# dewalt going downhill



## william1978 (Sep 21, 2008)

I was thinking the samething the other week.


----------



## MDShunk (Jan 7, 2007)

I know DeWalt has been awfully popular over the years, but I never was a big fan. They were supposed to be Black and Decker's high line, but once the DeWalt stuff got made yellow, it never was as good as the B&D grey and black stuff it was supposed to replace. I know lots of guys have gotten good service from them, but they never quite passed muster from me. I have owned two DeWalt tools... a corded 4-1/2" grinder and a corded 3/8" VSR drill. Burnt them both up within a year of use. Give me some Black and Decker Timberwolf and Macho stuff, please. I'll pass on DeWalt.

(What ever happned to Rockwell tools? They were solid tools too.)


----------



## seo (Oct 28, 2008)

I like Panisonic the best. I have had very good luck with the product.


----------



## Minuteman (Dec 29, 2007)

I think they have been learning from Detroit. Can you say,_ "Planned Obsolescence"._


----------



## fnfs2000 (Jan 31, 2009)

DeWalt has been Junk for years, nothing beats Metabo.


----------



## 480sparky (Sep 20, 2007)

MDShunk said:


> ....(What ever happned to Rockwell tools? They were solid tools too.)


 
When my Dad retired from construction several years ago, he kept his Rockwell drill. He bought it new in 1953 and was the first power tool he ever owned. Other than replacing the cord once in a while, it's still going strong.


----------



## TOOL_5150 (Aug 27, 2007)

480sparky said:


> When my Dad retired from construction several years ago, he kept his Rockwell drill. He bought it new in 1953 and was the first power tool he ever owned. Other than replacing the cord once in a while, it's still going strong.

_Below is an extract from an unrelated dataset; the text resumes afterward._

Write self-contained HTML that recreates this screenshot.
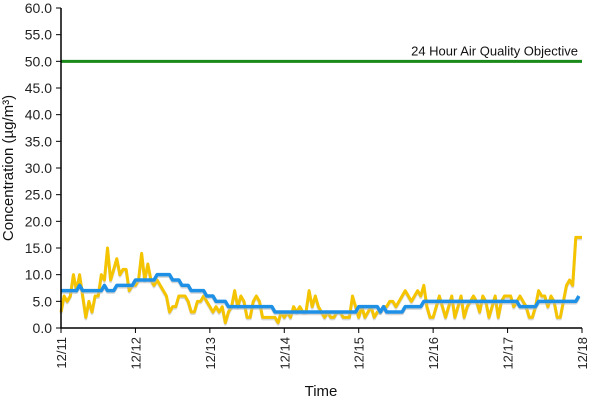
<!DOCTYPE html>
<html><head><meta charset="utf-8"><style>
body{margin:0;background:#fff;}
svg{font-family:"Liberation Sans",Arial,sans-serif;}
</style></head><body>
<svg width="600" height="400" id="chart"></svg>
<script>
const dayLabels=["12/11","12/12","12/13","12/14","12/15","12/16","12/17","12/18"];
const yTicks=[0,5,10,15,20,25,30,35,40,45,50,55,60];
const objective=50;
const hourly=[3,6,5,6,10,7,10,6,2,5,3,6,6,10,9,15,9,11,13,10,11,11,7,8,
8,9,14,9,12,9,8,9,8,7,6,3,4,4,6,6,6,5,3,3,5,5,6,5,
4,3,4,3,4,1,3,4,7,4,6,5,2,2,5,6,5,2,2,2,2,2,1,3,
2,3,2,4,3,4,3,3,7,4,6,4,3,2,3,2,2,3,3,2,2,2,6,4,
2,4,2,3,4,2,3,3,4,4,5,5,4,5,6,7,6,5,6,7,6,8,4,2,
2,4,6,4,2,4,6,2,4,6,2,4,5,6,5,3,6,5,2,4,6,2,5,6,
6,6,4,5,6,5,4,2,2,4,7,6,6,4,6,5,2,2,5,8,9,8,17,17,17];
const rolling=[7,7,7,7,7,7,8,7,7,7,7,7,7,7,8,7,7,7,8,8,8,8,8,8,
9,9,9,9,9,9,9,10,10,10,10,10,9,9,9,8,8,8,7,7,7,7,7,6,
6,6,5,5,5,5,4,4,4,4,4,4,4,4,4,4,4,4,4,4,4,3,3,3,
3,3,3,3,3,3,3,3,3,3,3,3,3,3,3,3,3,3,3,3,3,3,3,3,
4,4,4,4,4,4,4,3,4,3,3,3,3,3,3,4,4,4,4,4,4,5,5,5,
5,5,5,5,5,5,5,5,5,5,5,5,5,5,5,5,5,5,5,5,5,5,5,5,
5,5,5,5,4,4,4,4,4,4,5,5,5,5,5,5,5,5,5,5,5,5,5,6];
const svg=document.getElementById('chart');const NS='http://www.w3.org/2000/svg';
const x0=61,x1=582,yb=328,yt=8;
const nH=168;
const xs=i=>x0+(x1-x0)*i/nH, ys=v=>yb-(yb-yt)*v/60;
function mk(t,a,p){const e=document.createElementNS(NS,t);for(const k in a)e.setAttribute(k,a[k]);(p||svg).appendChild(e);return e;}
yTicks.forEach(v=>{const y=ys(v);
const l=mk('line',{x1:x0-5,x2:x0,y1:y,y2:y,stroke:'#000'});

const t=mk('text',{x:x0-9,y:y+5,'text-anchor':'end','font-size':14,fill:'#222'});t.textContent=v.toFixed(1);
});
dayLabels.forEach((d,i)=>{const x=xs(i*24);
const l=mk('line',{x1:x,x2:x,y1:yb,y2:yb+5,stroke:'#000'});

const t=mk('text',{x:0,y:0,'text-anchor':'end','font-size':13,fill:'#222',transform:`translate(${x+5},${yb+9}) rotate(-90)`});t.textContent=d;
});
function line(arr,col,w,name){const pts=arr.map((v,i)=>xs(Math.min(i,nH))+','+ys(v)).join(' ');
mk('polyline',{points:pts,fill:'none',stroke:'#bbb',"stroke-width":w,transform:'translate(0,1.5)','stroke-linejoin':'round',opacity:0.6});
const p=mk('polyline',{points:pts,fill:'none',stroke:col,'stroke-width':w,'stroke-linejoin':'round'});
}
line(hourly.slice(0,169),'#f5c400',3,'hourly-series');
line(rolling,'#1e90e6',3.5,'rolling-24h-series');
const g=mk('line',{x1:x0,x2:x1,y1:ys(objective),y2:ys(objective),stroke:'#1a8a1a','stroke-width':3});

const gt=mk('text',{x:578,y:ys(objective)-6,'text-anchor':'end','font-size':13,fill:'#111'});gt.textContent='24 Hour Air Quality Objective';

const ax=mk('path',{d:`M${x0},${yt} V${yb} H${x1}`,fill:'none',stroke:'#000','stroke-width':1.5});

const yt2=mk('text',{x:0,y:0,'text-anchor':'middle','font-size':15,fill:'#111',transform:'translate(13,168) rotate(-90)'});yt2.textContent='Concentration (µg/m³)';

const xt=mk('text',{x:321,y:396,'text-anchor':'middle','font-size':15,fill:'#111'});xt.textContent='Time';

</script>
</body></html>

Id like to see a pic of that if possible.

~Matt


----------



## ramsy (Jan 20, 2009)

fnfs2000 said:


> DeWalt has been Junk for years, nothing beats Metabo.

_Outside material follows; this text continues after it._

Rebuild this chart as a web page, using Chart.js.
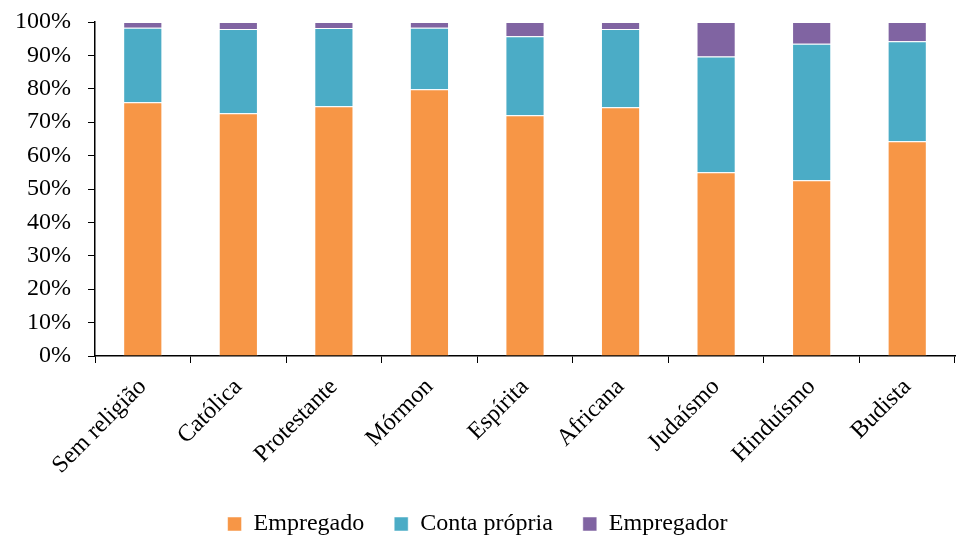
<!DOCTYPE html>
<html>
<head>
<meta charset="utf-8">
<script src="https://cdn.jsdelivr.net/npm/chart.js@4"></script>
<style>
  html, body { margin: 0; padding: 0; background: #fff; }
  #wrap { width: 956px; height: 536px; }
</style>
</head>
<body>
<div id="wrap"><canvas id="chart"></canvas></div>
<script>
const categories = ["Sem religião", "Católica", "Protestante", "Mórmon", "Espírita", "Africana", "Judaísmo", "Hinduísmo", "Budista"];
const empregado = [76.0, 72.7, 74.8, 79.9, 72.1, 74.5, 55.0, 52.6, 64.3];
const contaPropria = [22.3, 25.2, 23.4, 18.4, 23.6, 23.4, 34.7, 40.9, 29.9];
const empregador = [1.7, 2.1, 1.8, 1.7, 4.3, 2.1, 10.3, 6.5, 5.8];
const yTicks = [0, 10, 20, 30, 40, 50, 60, 70, 80, 90, 100];

const fontFamily = "'Liberation Serif', 'DejaVu Serif', serif";
const fontSize = 24;

function makeSet(label, data, color) {
    return {
        label: label,
        data: data,
        backgroundColor: color,
        borderColor: "rgba(255,255,255,0.5)",
        borderWidth: 1,
        barPercentage: 0.41,
        categoryPercentage: 1.0,
    };
}

const config = {
    type: "bar",
    data: {
        labels: categories,
        datasets: [
            makeSet("Empregado", empregado, "#F79646"),
            makeSet("Conta própria", contaPropria, "#4BACC6"),
            makeSet("Empregador", empregador, "#8064A2"),
        ],
    },
    options: {
        responsive: true,
        maintainAspectRatio: false,
        animation: false,
        layout: { padding: { left: 0, right: 1, top: 0, bottom: -10 } },
        plugins: {
            legend: {
                position: "bottom",
                labels: {
                    font: { family: fontFamily, size: fontSize },
                    color: "#000",
                    boxWidth: 14,
                    boxHeight: 14,
                    padding: 30,
                },
            },
            tooltip: { enabled: false },
        },
        scales: {
            x: {
                stacked: true,
                border: { color: "#000", width: 1.5 },
                grid: { drawOnChartArea: false, color: "#000", tickLength: 7, offset: true },
                ticks: {
                    font: { family: fontFamily, size: fontSize },
                    color: "#000",
                    minRotation: 45,
                    maxRotation: 45,
                    padding: 10,
                },
                afterFit: (axis) => { axis.height = 126; },
            },
            y: {
                stacked: true,
                min: 0,
                max: 100,
                border: { color: "#000", width: 1.5 },
                grid: { drawOnChartArea: false, color: "#000", tickLength: 7 },
                afterBuildTicks: (axis) => { axis.ticks = yTicks.map(v => ({ value: v })); },
                ticks: {
                    font: { family: fontFamily, size: fontSize },
                    color: "#000",
                    padding: 17,
                    callback: (v) => v + "%",
                },
                afterFit: (axis) => {
                    axis.width = 95;
                    axis.paddingTop = 22;
                    axis.paddingBottom = 0;
                },
            },
        },
    },
};

new Chart(document.getElementById("chart"), config);
</script>
</body>
</html>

You should write Consumers Union and find out why Metabo has never appeared in Consumer Reports annual cordless drill ratings. All the major brands, plus Ingersoll Rand and Mansfield were included this year. 

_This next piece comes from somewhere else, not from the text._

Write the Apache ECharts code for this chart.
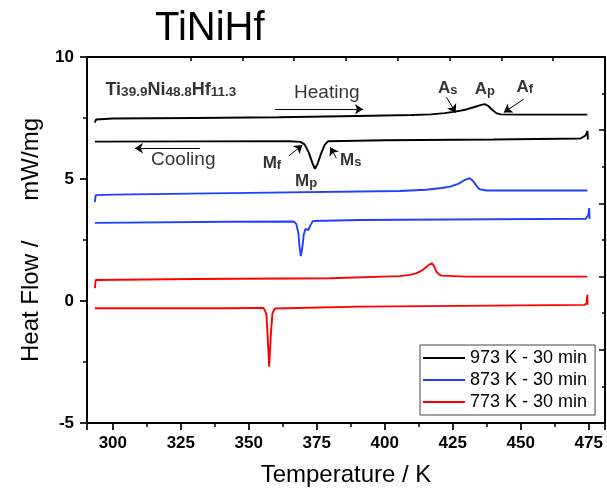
<!DOCTYPE html>
<html>
<head>
<meta charset="utf-8">
<script src="https://cdn.jsdelivr.net/npm/echarts@6.0.0/dist/echarts.min.js"></script>
<style>
  html, body { margin: 0; padding: 0; background: #fff; }
  #chart { width: 607px; height: 492px; }
</style>
</head>
<body>
<div id="chart"></div>
<script>
// curves: [temperature K, heat flow mW/mg]
const black973Heating = [
  [293.4, 7.31], [293.8, 7.44], [300, 7.48], [330, 7.50], [361, 7.53], [390, 7.58],
  [410, 7.62], [417, 7.65], [422, 7.70], [426, 7.76], [430, 7.85], [433, 7.95],
  [435.5, 8.04], [436.8, 8.07], [438, 8.00], [439.5, 7.84], [441, 7.70], [442.5, 7.65],
  [450, 7.64], [474.5, 7.64]
];
const black973Cooling = [
  [293.4, 6.53], [330, 6.54], [365, 6.55], [369, 6.52], [370.5, 6.42], [372, 6.10],
  [373.4, 5.65], [374.3, 5.42], [375.3, 5.62], [376.6, 6.05], [377.9, 6.40], [379.2, 6.55],
  [400, 6.59], [440, 6.62], [472, 6.66], [473.8, 6.78], [474.6, 6.97], [474.7, 6.62]
];
const blue873Heating = [
  [293.4, 4.06], [293.7, 4.34], [300, 4.36], [350, 4.43], [405.5, 4.51], [415, 4.56],
  [421, 4.63], [424, 4.69], [427, 4.80], [428.8, 4.92], [430.3, 5.00], [431.3, 5.03],
  [432.2, 4.95], [433.1, 4.82], [434, 4.68], [434.9, 4.58], [437.6, 4.53], [474.5, 4.53]
];
const blue873Cooling = [
  [293.4, 3.20], [343, 3.25], [366.5, 3.26], [367.5, 3.15], [368.2, 2.80], [368.7, 2.20],
  [369.1, 1.84], [369.6, 2.10], [370.2, 2.70], [370.8, 2.95], [371.2, 2.98], [371.9, 2.91],
  [372.7, 3.11], [373.6, 3.28], [390.8, 3.32], [440, 3.35], [474, 3.37], [474.9, 3.55],
  [475.2, 3.81], [475.3, 3.36]
];
const red773Heating = [
  [293.4, 0.53], [293.7, 0.86], [330, 0.90], [379.8, 0.93], [405.5, 1.02], [409.2, 1.07],
  [411.5, 1.13], [412.9, 1.20], [414.5, 1.32], [416.2, 1.48], [417.4, 1.54], [418.2, 1.42],
  [419.0, 1.20], [420, 1.09], [420.8, 1.04], [430, 1.00], [474.5, 1.00]
];
const red773Cooling = [
  [293.4, -0.30], [343, -0.30], [355.3, -0.28], [356.0, -0.40], [356.5, -0.57],
  [356.9, -1.39], [357.5, -2.69], [358.1, -1.39], [358.7, -0.50], [359.6, -0.31],
  [390.8, -0.23], [440, -0.19], [473.4, -0.16], [474.2, -0.10], [474.5, 0.25], [474.6, -0.15]
];

const legendNames = ['973 K - 30 min', '873 K - 30 min', '773 K - 30 min'];
const curveColors = ['#000000', '#1f40ff', '#ff0000'];

// text labels on the plot: [T, V], rich formatter, where the point sits
const notes = [
  { at: [297.1, 8.73], text: '{b|Ti}{s|39.9}{b|Ni}{s|48.8}{b|Hf}{s|11.3}', pos: 'right' },
  { at: [378.7, 8.52], text: '{n|Heating}', pos: 'inside' },
  { at: [325.9, 5.78], text: '{n|Cooling}', pos: 'inside' },
  { at: [423.2, 8.81], text: '{m|A}{t|s}', pos: 'inside' },
  { at: [436.8, 8.77], text: '{m|A}{t|p}', pos: 'inside' },
  { at: [451.5, 8.85], text: '{m|A}{t|f}', pos: 'inside' },
  { at: [358.5, 5.74], text: '{m|M}{t|f}', pos: 'inside' },
  { at: [387.5, 5.86], text: '{m|M}{t|s}', pos: 'inside' },
  { at: [371.1, 5.00], text: '{m|M}{t|p}', pos: 'inside' }
];
// arrows: from -> to (head at "to")
const arrows = [
  [[359.6, 7.86], [392.0, 7.86]],
  [[332.0, 6.26], [308.1, 6.26]],
  [[422.7, 8.35], [426.1, 7.72]],
  [[451.1, 8.27], [443.8, 7.73]],
  [[364.8, 5.95], [369.7, 6.39]],
  [[382.2, 5.85], [380.0, 6.30]]
];
const topTicks = ['0', '1', '2', '3', '4', '5', '6', '7', '8', '9', '10'];

const FONT = 'Liberation Sans, Arial, sans-serif';
const rich = {
  b: { fontFamily: FONT, fontSize: 18, fontWeight: 'bold', color: '#000', lineHeight: 22, verticalAlign: 'bottom' },
  s: { fontFamily: FONT, fontSize: 13.5, fontWeight: 'bold', color: '#000', lineHeight: 10, verticalAlign: 'bottom' },
  m: { fontFamily: FONT, fontSize: 17, fontWeight: 'bold', color: '#000', lineHeight: 22, verticalAlign: 'bottom' },
  t: { fontFamily: FONT, fontSize: 13, fontWeight: 'bold', color: '#000', lineHeight: 10, verticalAlign: 'bottom' },
  n: { fontFamily: FONT, fontSize: 19, color: '#000', lineHeight: 22 }
};

const chart = echarts.init(document.getElementById('chart'));

function curve(name, data, color) {
  return {
    name: name,
    type: 'line',
    data: data,
    symbol: 'none',
    smooth: false,
    lineStyle: { color: color, width: 1.9 },
    itemStyle: { color: color },
    xAxisIndex: 0,
    yAxisIndex: 0
  };
}

const option = {
  animation: false,
  backgroundColor: '#fff',
  title: {
    text: 'TiNiHf',
    left: 150,
    top: 4,
    textStyle: { fontFamily: FONT, fontSize: 40, fontWeight: 'normal', color: '#000' }
  },
  grid: { left: 87, right: 2, top: 57, bottom: 68, containLabel: false },
  legend: {
    data: legendNames,
    orient: 'vertical',
    left: 420,
    top: 345,
    icon: 'path://M0,0H42V2H0Z',
    itemWidth: 42,
    itemHeight: 14,
    itemGap: 2,
    padding: [3, 8, 3, 3],
    borderColor: '#444',
    borderWidth: 1,
    backgroundColor: '#fff',
    textStyle: { fontFamily: FONT, fontSize: 18, color: '#000', lineHeight: 20 }
  },
  xAxis: [
    {
      type: 'value',
      position: 'bottom',
      min: 290.5,
      max: 481,
      minInterval: 25,
      maxInterval: 25,
      name: 'Temperature / K',
      nameLocation: 'middle',
      nameGap: 40,
      nameTextStyle: { fontFamily: FONT, fontSize: 24, color: '#000' },
      axisLine: { onZero: false, lineStyle: { color: '#000', width: 2 } },
      axisTick: { inside: false, length: 7, lineStyle: { color: '#000', width: 1.7 } },
      minorTick: { show: true, splitNumber: 2, length: 4, lineStyle: { color: '#000', width: 1.5 } },
      axisLabel: { fontFamily: FONT, fontSize: 17, fontWeight: 'bold', color: '#000', margin: 12, showMinLabel: false, showMaxLabel: false },
      splitLine: { show: false }
    },
    {
      type: 'category',
      position: 'top',
      data: topTicks,
      boundaryGap: false,
      axisLine: { onZero: false, lineStyle: { color: '#000', width: 2 } },
      axisTick: { inside: true, length: 4, interval: function (i) { return i !== 1; }, lineStyle: { color: '#000', width: 1.5 } },
      axisLabel: { show: false },
      splitLine: { show: false }
    }
  ],
  yAxis: [
    {
      type: 'value',
      position: 'left',
      min: -5,
      max: 10,
      interval: 5,
      name: 'Heat Flow /      mW/mg',
      nameLocation: 'middle',
      nameRotate: 90,
      nameGap: 44,
      nameTextStyle: { fontFamily: FONT, fontSize: 24, color: '#000' },
      axisLine: { onZero: false, lineStyle: { color: '#000', width: 2 } },
      axisTick: { inside: false, length: 7, lineStyle: { color: '#000', width: 1.7 } },
      minorTick: { show: true, splitNumber: 2, length: 4, lineStyle: { color: '#000', width: 1.5 } },
      axisLabel: { fontFamily: FONT, fontSize: 17, fontWeight: 'bold', color: '#000', margin: 13 },
      splitLine: { show: false }
    },
    {
      type: 'value',
      position: 'right',
      min: 0,
      max: 5,
      interval: 1,
      axisLine: { show: true, onZero: false, lineStyle: { color: '#000', width: 2 } },
      axisTick: { show: true, inside: true, length: 6, lineStyle: { color: '#000', width: 1.5 } },
      minorTick: { show: true, splitNumber: 2, length: 3, lineStyle: { color: '#000', width: 1.5 } },
      axisLabel: { show: false },
      splitLine: { show: false }
    }
  ],
  series: [
    curve(legendNames[0], black973Heating, curveColors[0]),
    curve(legendNames[0], black973Cooling, curveColors[0]),
    curve(legendNames[1], blue873Heating, curveColors[1]),
    curve(legendNames[1], blue873Cooling, curveColors[1]),
    curve(legendNames[2], red773Heating, curveColors[2]),
    curve(legendNames[2], red773Cooling, curveColors[2]),
    {
      name: 'notes',
      type: 'scatter',
      silent: true,
      z: 5,
      symbolSize: 1,
      itemStyle: { color: 'rgba(0,0,0,0)' },
      data: notes.map(function (n) {
        return {
          value: n.at,
          label: { show: true, position: n.pos, distance: 0, formatter: n.text, rich: rich }
        };
      }),
      markLine: {
        silent: true,
        animation: false,
        symbol: ['none', 'arrow'],
        symbolSize: 8,
        lineStyle: { color: '#000', width: 1, type: 'solid' },
        label: { show: false },
        emphasis: { disabled: true },
        data: arrows.map(function (a) {
          return [{ coord: a[0] }, { coord: a[1] }];
        })
      }
    }
  ]
};

chart.setOption(option);
</script>
</body>
</html>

Upon your mention, I spy Metabo's 18v impact drill with metric chuck and torque settings. NASA uses something similar in space for the ISS. If this Metabo SBP18-PLUS 18.0 Volt Cordless Impact Drill had appeared in CR's November 2008 cordless-drill line up and proved muster, I might believe there exists a rival for my Makita.


----------



## EBFD6 (Aug 17, 2008)

I have never been a fan of Dewalt.

I have always been a Milwaukee fan, but now I am growing pretty fond of Makita.


----------



## 480sparky (Sep 20, 2007)

TOOL_5150 said:


> Id like to see a pic of that if possible.
> 
> ~Matt


Ok, so it's not a drill, but a screwdriver.










Rockwell 379R Screwdriver
No. 10 Positive Clutch Reversible
115V AC-DC 3 Amp 1000 RPM
Series No 11010


----------



## fnfs2000 (Jan 31, 2009)

ramsy said:


> You should write Consumers Union and find out why Metabo has never appeared in Consumer Reports annual cordless drill ratings. All the major brands, plus Ingersoll Rand and Mansfield were included this year.
> 
> Upon your mention, I spy Metabo's 18v impact drill with metric chuck and torque settings. NASA uses something similar in space for the ISS. If this Metabo SBP18-PLUS 18.0 Volt Cordless Impact Drill had appeared in CR's November 2008 cordless-drill line up and proved muster, I might believe there exists a rival for my Makita.


Does hilti make their ratings? Well that may be possible now that they are in the big orange junk box store. At least my local store pulled them from shelves and are now only available for rent.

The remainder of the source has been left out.